Congratulations to the voters of New Orleans who rejected the measure to increase property taxes 7.5 mills to pay for public safety initiatives. Clearly, the people of New Orleans feel that they are taxed enough already. On April 1st, a host of new taxes were implemented, including the highest sales tax rate in the nation. With the Mayor’s massive increase in parking meters rates and ticket prices, the property tax increase was just another way to extract funds from the hard working people of New Orleans.
If the issue would have passed, it would have meant that the owner of a $200,000 home would have had to pay approximately $155 more per year in property taxes. The measure would have brought in $26.6 million in annual tax revenue to pay for additional police officers and firefighter pensions.
While more police officers are needed and firefighters deserve their pension payments, economic factors also weighed on the minds of voters. The local economy is already in the doldrums as both the film and oil industries are facing job losses. Nationally, the economy is not doing much better with anemic economic growth. It is never a good time to raise taxes, but now is the worst possible time.

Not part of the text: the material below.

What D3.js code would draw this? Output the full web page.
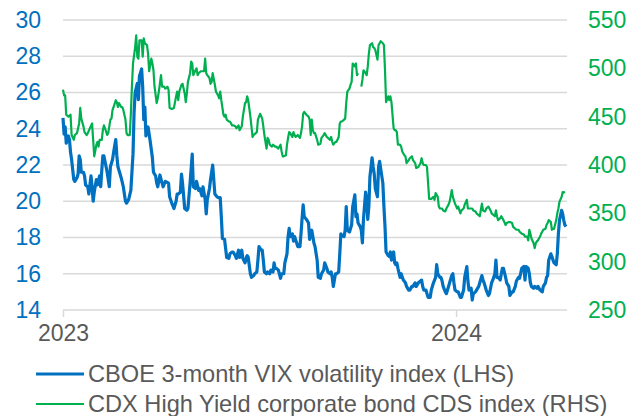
<!DOCTYPE html>
<html lang="en">
  <head>
    <meta charset="UTF-8" />
    <title>VIX vs CDX HY</title>
    <style>
      body { margin: 0; background: #fff; }
      svg { display: block; font-family: "Liberation Sans", Arial, sans-serif; }
    </style>
  </head>
  <body>
    <svg width="643" height="416"></svg>

    <script src="https://d3js.org/d3.v7.min.js"></script>
    <script>
      // Days counted from 1 Jan 2023
      const startDate = new Date(2023, 0, 1);
      const lastDay = 468;

      const vixDays = [
        0,1,2,3,5,6,7,8,10,11, 13,14,15,16,17,19,20,21,23,24,
        26,27,28,29,31,32,34,35,36,37, 38,40,41,43,44,46,47,49,50,51,
        53,54,56,58,59,61,63,65,66,67, 69,70,71,73,74,75,
        76,77,79,81,83,84,86,87,88,90, 92,93,95,98,99,101,103,105,106,107,
        109,110,111,113,115,116,118,120,121,123, 124,126,127,129,130,132,133,134,136,137,
        139,141,143,144,146,147,148,150,152,154, 155,157,
        158,160,161,163,164,166,167,169,170,171, 172,174,175,177,178,180,181,182,184,185,
        186,187,189,190,192,193,195,196,197,198, 200,202,203,205,206,208,209,210,211,213,
        214,215,217,218,220,221,222,223,224,226, 227,228,229,231,232,233,
        234,236,237,239,240,242,243,245,246,248, 249,250,251,253,254,256,257,258,259,261,
        262,263,264,266,267,268,269,271,272,273, 274,276,277,278,279,281,282,283,284,285,
        287,288,289,290,292,293,294,295,297,298, 299,300,302,303,304,305,307,308,309,310,
        311,313,
        314,316,318,319,321,322,324,325,327,328, 330,332,333,334,335,337,338,339,341,342,
        344,346,347,348,350,351,352,353,355,356, 358,359,361,362,363,364,366,367,369,370,
        372,373,375,376,377,379,380,381,383,384, 386,387,389,390,391,
        393,395,396,398,399,400,401,402,403,404, 406,407,408,409,411,412,414,415,417,418,
        420,421,423,424,426,428,429,430,432,433, 434,435,437,438,440,441,443,445,446,448,
        449,450,451,453,454,455,456,458,459,460, 461,463,464,465,466,467
      ];
      const vixValues = [
        24.6,23.7,24.1,23.2,23.6,23.4,22.7,22.3,21.2,21.1, 21.3,21.5,22.5,22.3,21.6,21.6,21.4,20.9,20.8,20.4,
        21.4,20.8,20.0,20.5,21.2,20.9,21.4,20.8,21.7,22.5, 22.5,21.9,21.6,20.8,21.9,22.3,22.7,23.4,22.5,21.9,
        21.5,21.3,20.8,20.0,19.9,20.1,20.6,22.6,24.9,26.0, 26.5,25.6,26.9,27.3,26.3,24.5,
        25.2,23.6,24.1,23.3,22.4,21.6,21.4,21.0,20.8,21.45, 21.0,20.8,21.1,21.0,20.25,19.9,19.6,20.0,20.4,20.4,
        20.5,21.5,21.0,19.6,19.5,19.6,21.0,22.6,20.8,20.7, 21.1,20.6,20.7,20.3,20.8,20.1,19.3,20.1,20.7,21.2,
        22.0,20.4,20.25,20.2,20.2,19.15,17.95,17.9,16.9,16.85, 17.1,17.2,
        17.2,17.0,16.85,17.3,16.9,17.3,16.85,16.6,16.85,17.0, 16.9,16.0,15.8,15.9,16.0,16.1,16.75,17.5,17.3,17.3,
        16.75,16.1,16.0,16.1,16.0,16.2,16.1,16.6,16.3,16.3, 16.2,15.75,16.0,16.0,16.6,17.1,18.05,18.5,18.05,18.2,
        17.8,18.05,17.7,17.5,17.5,18.2,19.05,19.8,19.15,19.0, 18.9,18.8,17.9,18.4,18.05,17.7,
        17.5,16.75,15.8,15.75,16.0,16.2,16.6,16.3,16.1,16.0, 16.1,15.8,15.3,16.0,16.0,16.1,17.1,18.2,18.1,18.05,
        18.4,19.7,18.4,18.3,18.5,18.7,19.7,20.35,19.15,19.3, 18.8,18.6,18.4,17.7,19.0,20.5,20.1,19.0,19.7,21.35,
        22.4,21.9,21.5,20.7,20.25,21.9,22.2,21.8,21.0,19.7, 18.6,17.2,17.0,16.95,17.2,16.75,17.2,16.6,16.5,16.6,
        16.3,15.8,
        16.0,15.65,15.5,15.3,15.1,15.1,15.3,15.3,15.5,15.3, 15.5,15.6,15.65,15.3,15.1,15.1,14.9,14.7,14.7,15.1,
        15.5,15.8,16.5,16.0,15.8,15.8,15.6,15.3,15.0,14.9, 15.3,15.5,15.9,16.0,15.5,15.1,15.0,15.0,14.7,14.7,
        15.1,15.8,16.4,15.6,15.1,15.2,14.55,14.9,15.0,15.1, 15.3,15.5,15.9,15.65,15.5,
        15.1,14.8,14.9,15.5,15.65,15.8,16.0,16.75,15.8,15.8, 15.65,16.0,16.3,16.3,15.8,15.5,15.3,14.8,15.0,15.0,
        15.3,15.6,15.8,15.75,16.3,16.4,15.65,16.4,16.3,16.0, 15.5,15.3,15.2,15.3,15.2,15.3,15.1,15.0,15.3,15.5,
        15.8,15.9,16.75,17.1,16.95,16.75,16.6,16.5,17.1,18.2, 18.95,19.5,19.3,18.95,18.7,18.6
      ];

      const cdxDays = [
        0,1,2,3,5,7,8,10,11,13, 15,16,17,19,20,22,23,25,27,28,
        29,31,32,33,34,36,37,38,39,41, 42,44,45,46,47,49,50,51,52,54,
        55,56,58,59,60,62,63,64,65,67, 68,69,70,71,73,74,75,
        76,78,79,80,82,83,84,85,87,88, 89,91,92,94,95,97,98,99,101,103,
        105,106,107,108,110,111,113,114,115,116, 118,119,120,121,123,124,125,126,128,129,
        131,132,133,134,136,137,138,139,141,142, 144,145,146,147,149,150,151,152,154,155,
        157,
        158,160,161,163,164,166,167,169,170,171, 172,174,175,176,177,179,180,181,183,185,
        186,187,189,190,191,192,194,195,197,198, 200,202,203,204,205,207,208,209,210,211,
        213,214,215,216,218,220,221,222,223,224, 226,228,229,230,231,232,233,
        234,236,237,239,240,242,243,245,246,248, 249,250,251,253,254,256,257,258,259,261,
        262,263,264,266,267,268,269,271,272,273, 274,275,277,278,279,281,282,283,284,285,
        287,288,289,290,292,293,294,295,297,298, 299,300,302,303,304,305,307,308,309,310,
        311,313,
        314,315,317,318,319,321,322,324,325,327, 328,330,332,333,334,335,337,338,340,341,
        342,344,345,346,348,349,350,352,353,355, 356,358,359,361,362,364,366,367,369,370,
        372,373,375,376,378,380,381,383,384,386, 387,389,390,392,
        393,395,397,398,400,401,402,403,404,406, 407,409,411,412,414,415,417,418,420,421,
        423,424,426,428,429,431,432,433,434,435, 437,438,439,440,441,443,444,445,446,448,
        449,450,451,453,454,455,456,458,459,460, 461,463,464,465,466
      ];
      const cdxValues = [
        478,472,472,452,450,452,431,426,431,433, 443,459,448,440,434,431,433,438,443,426,
        409,421,424,419,426,426,436,441,438,431, 433,447,448,457,460,467,465,460,464,460,
        460,457,447,433,431,431,453,481,505,522, 534,512,510,529,529,512,531,
        526,524,515,497,510,505,498,481,464,469, 476,493,481,481,479,481,478,459,458,459,
        471,476,467,476,483,484,474,465,474,486, 495,507,505,493,498,500,493,495,497,497,
        497,510,495,493,490,484,486,495,483,476, 472,469,476,467,452,450,452,447,445,445,
        441,
        441,440,438,441,436,440,450,464,465,471, 467,450,440,429,431,433,434,447,453,448,
        440,431,417,428,426,421,419,421,419,419, 417,421,414,409,409,410,421,428,434,433,
        429,434,431,429,431,428,433,440,453,455, 452,450,447,431,447,436,433,
        433,426,421,422,428,431,433,429,428,426, 429,424,421,424,424,429,443,445,445,447,
        448,464,476,479,483,486,505,502,505,493, 495,null,481,488,498,495,493,502,515,524,
        526,522,521,519,509,524,526,528,526,524, 498,465,471,467,471,465,438,436,436,434,
        421,421,
        419,414,410,409,402,405,407,409,405,402, 397,398,402,407,402,400,400,398,365,365,
        365,367,364,371,367,357,355,355,353,352, 355,359,362,374,367,360,355,357,350,353,
        355,359,364,355,355,355,353,352,350,348, 347,360,353,352,
        355,357,353,350,348,347,353,347,343,345, 347,343,338,340,341,341,340,336,334,333,
        333,331,329,328,326,326,322,333,329,324, 319,314,319,321,322,326,329,331,333,334,
        338,340,343,341,333,334,334,343,350,355, 362,367,372,372,371
      ];

      const leftTicks = [14, 16, 18, 20, 22, 24, 26, 28, 30];
      const rightTicks = [250, 300, 350, 400, 450, 500, 550];
      const yearTicks = ["2023-01-01", "2024-01-01"];

      const seriesNames = [
        "CBOE 3-month VIX volatility index (LHS)",
        "CDX High Yield corporate bond CDS index (RHS)",
      ];

      const blue = "#0070C0";
      const green = "#00B050";
      const grey = "#595959";

      const plotLeft = 63, plotRight = 567, plotTop = 20, plotBottom = 310;

      const toDate = (d) => d3.timeDay.offset(startDate, d);
      const vix = vixDays.map((d, i) => ({ date: toDate(d), v: vixValues[i] }));
      const cdx = cdxDays.map((d, i) => ({ date: toDate(d), v: cdxValues[i] }));

      const x = d3.scaleTime()
        .domain([startDate, toDate(lastDay)])
        .range([plotLeft, plotRight]);
      const yL = d3.scaleLinear().domain([14, 30]).range([plotBottom, plotTop]);
      const yR = d3.scaleLinear().domain([250, 550]).range([plotBottom, plotTop]);

      const svg = d3.select("svg");

      // gridlines
      svg.append("g")
        .selectAll("line")
        .data(leftTicks)
        .enter()
        .append("line")
        .attr("x1", plotLeft)
        .attr("x2", plotRight)
        .attr("y1", (d) => yL(d))
        .attr("y2", (d) => yL(d))
        .attr("stroke", "#d9d9d9")
        .attr("stroke-width", 1.5);

      // x axis
      const xAxis = svg.append("g")
        .attr("transform", "translate(0," + plotBottom + ")")
        .call(
          d3.axisBottom(x)
            .tickValues(yearTicks.map((s) => d3.timeParse("%Y-%m-%d")(s)))
            .tickFormat(d3.timeFormat("%Y"))
            .tickSize(7)
            .tickPadding(8)
        );
      xAxis.select(".domain").remove();
      xAxis.selectAll("line").attr("stroke", "#d9d9d9").attr("stroke-width", 1.5);
      xAxis.selectAll("text")
        .attr("fill", grey)
        .style("font-size", "23px")
        .style("font-family", "'Liberation Sans', Arial, sans-serif");

      // left axis
      const yAxisL = svg.append("g")
        .attr("transform", "translate(" + plotLeft + ",0)")
        .call(d3.axisLeft(yL).tickValues(leftTicks).tickSize(0).tickPadding(22));
      yAxisL.select(".domain").remove();
      yAxisL.selectAll("text")
        .attr("fill", blue)
        .style("font-size", "23px")
        .style("font-family", "'Liberation Sans', Arial, sans-serif");

      // right axis
      const yAxisR = svg.append("g")
        .attr("transform", "translate(" + plotRight + ",0)")
        .call(d3.axisRight(yR).tickValues(rightTicks).tickSize(0).tickPadding(21));
      yAxisR.select(".domain").remove();
      yAxisR.selectAll("text")
        .attr("fill", green)
        .style("font-size", "23px")
        .style("font-family", "'Liberation Sans', Arial, sans-serif");

      // lines
      const lineL = d3.line()
        .defined((d) => d.v != null)
        .x((d) => x(d.date))
        .y((d) => yL(d.v));
      const lineR = d3.line()
        .defined((d) => d.v != null)
        .x((d) => x(d.date))
        .y((d) => yR(d.v));

      svg.append("path")
        .datum(vix)
        .attr("d", lineL)
        .attr("fill", "none")
        .attr("stroke", blue)
        .attr("stroke-width", 3.2)
        .attr("stroke-linejoin", "round");

      svg.append("path")
        .datum(cdx)
        .attr("d", lineR)
        .attr("fill", "none")
        .attr("stroke", green)
        .attr("stroke-width", 2.2)
        .attr("stroke-linejoin", "round");

      // legend
      const legend = svg.append("g");
      const legendColors = [blue, green];
      const legendWidths = [3.2, 2.2];
      seriesNames.forEach((name, i) => {
        const ly = 374 + i * 30;
        legend.append("line")
          .attr("x1", 36)
          .attr("x2", 84)
          .attr("y1", ly)
          .attr("y2", ly)
          .attr("stroke", legendColors[i])
          .attr("stroke-width", legendWidths[i]);
        legend.append("text")
          .attr("x", 88)
          .attr("y", ly)
          .attr("dy", "0.35em")
          .attr("fill", grey)
          .style("font-size", "23.6px")
          .text(name);
      });
    </script>
  </body>
</html>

Another factor was the public’s declining support for the Mayor. A new UNO poll showed that the Mayor’s approval rating has dropped since he began to call for Confederate monuments to be removed from the city landscape. The controversial issue of the Confederate monuments may have been the reason that Landrieu failed to pass his tax increase. If not for the controversial and divisive monument issue, Landrieu may have won enough support to pass his tax increase.
Surely, the election results surprised the Mayor. While the turnout was only 10%, a clear majority of 54% of the voters turned down the tax increase. Of course, the election was the only issue on the ballot, costing taxpayers’ money that could have been saved if the election had been held on another day, combined with other issues.
Usually, politicians such as Mayor Landrieu like to schedule tax issues on the ballot with nothing else, so turnout can be low and the measure can pass. A politician like Landrieu can mobilize city workers, public safety employees and other supporters to vote and hope that the opposition is not as mobilized.
In this case, there was no organized opposition, just average citizens tired of Landrieu and his divisive racial politics and tax and spend policies. Hopefully, this opposition can be mobilized to speak out on other issues such as poor street condition and increasing crime.
At this point, let’s hope that Mayor Landrieu focuses exclusively on dealing with the crime crisis using the adequate resources he has at his disposal.
The distractions of monuments, global warming, and campaigning for Hillary Clinton are not pressing problems for New Orleans and Mayor Landrieu will help his political standing by putting them on the back-burner.